Onze pessoas morreram em Vancouver, na noite de Sábado, na sequência de atropelamento provocado por um condutor que "atirou" o carro contra uma multidão que participava num festival da comunidade filipina - o Lapu Lapu Day Block Party.
Diz o Diário de Notícias que o festival "presta homenagem a um líder da luta anticolonialista do século XVI nas Filipinas."
Esse líder, de nome Lapu Lapu ou Celapulapu, era um rajá que reinava na ilha de Mactan, uma ilhota do arquipélago das filipinas.
Na sua viagem de circum-navegação, Fernão de Magalhães, na sua procura pelas ilhas Molucas, foi dar às Filipinas (Março de 1521) e estabeleceu óptimas relações com Humabon, rei de Cebu, ilha fronteira a Mactan, que converteu em súbdito do imperador Carlos V. Numa cerimónia religiosa de pompa e circunstância, Humabon foi convertido ao cristianismo, adoptando o nome de Carlos.
Para demonstrar o valor de ser súbdito de Carlos V, Magalhães propôs-se realizar uma operação militar com cerca de 60 dos seus homens contra Celapulapu, submetendo este senhor rebelde que recusara prestar vassalagem ao rei de Cebu (e, indirectamente, a Carlos V).
Esta intervenção pecou por excesso de confiança face às centenas de nativos de Mactan que resistiram ao ataque. Depois...
«Os nativos entretanto foram-se aproveitando do cansaço dos invasores, os quais sofriam com o peso das armaduras muito quentes naquele clima tropical durante um combate prolongado em que os nativos atacavam incessantemente os poucos inimigos que ali estavam. Eles acabaram por se aproximar em grande número, tendo começado por ferir Magalhães com uma seta na perna direita que estava desprotegida. Depois ele recebeu outras feridas, nomeadamente no braço direito e na perna esquerda, o que o levou a cair e a receber tantos golpes dos numerosos assaltantes que acabaram por o matar, enquanto os companheiros fugiam com água pelos joelhos. Segundo um testemunho, o golpe final teria sido dado por uma lança na garganta.» (José Manuel Garcia)

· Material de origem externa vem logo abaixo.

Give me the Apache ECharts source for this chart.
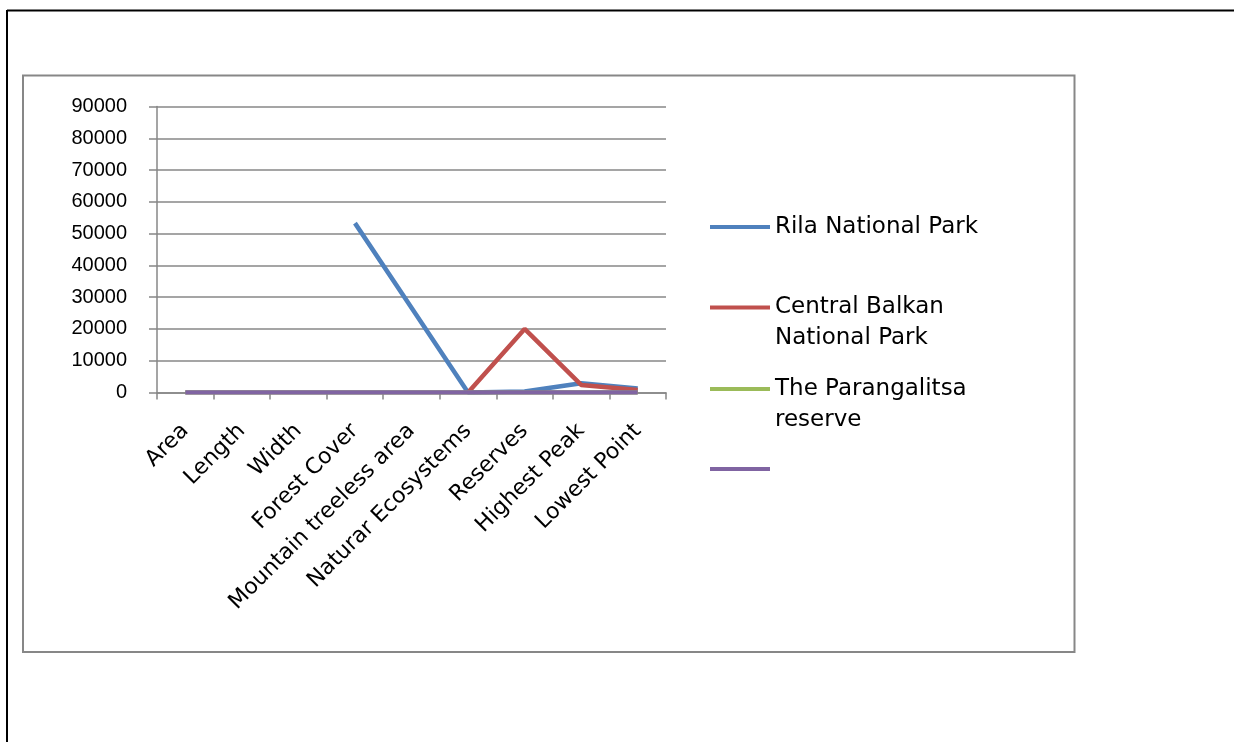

«Foi desta forma absurda, no momento mais alto e soberbo de realização, que terminou a vida do maior navegador da História: numa miserável escaramuça com uma horda de insulanos nus. Um génio que, à semelhança de Próspero, dominou os elementos, venceu todas as tempestades, submeteu gentes e povos, é abatido por um ridículo insecto humano, Cilapulapu! (...)» (Stefan Zweig)
Estávamos em 27 de Abril de 1521. Celapulapu foi transformado em herói nacional filipino.
As Filipinas, arquipélago que foram alvo de um processo de colonização espanhol iniciado por Magalhães. O seu próprio nome deriva do de Filipe II de Espanha.
Lapulapu acabou por ser considerado, retroactivamente, o primeiro herói filipino e, em 27 de Abril de 2017, o Presidente das Filipinas, Rodrigo Duterte, declarou esta data como o Dia de Lapulapu, o primeiro filipino a opôr-se ao domínio estrangeiro.
Nunca ele teria pensado nisso!...
Os monumentos de Cebu e de Mactan exprimem uma dualidade entre a celebração da chegada dos espanhóis que colonizaram o arquipélago e deixaram uma forte herança católica e a celebração (do símbolo) de quem lutou contra os mesmos espanhóis e venceu o seu primeiro capitão, por acaso (na verdade, não tanto por acaso...), português.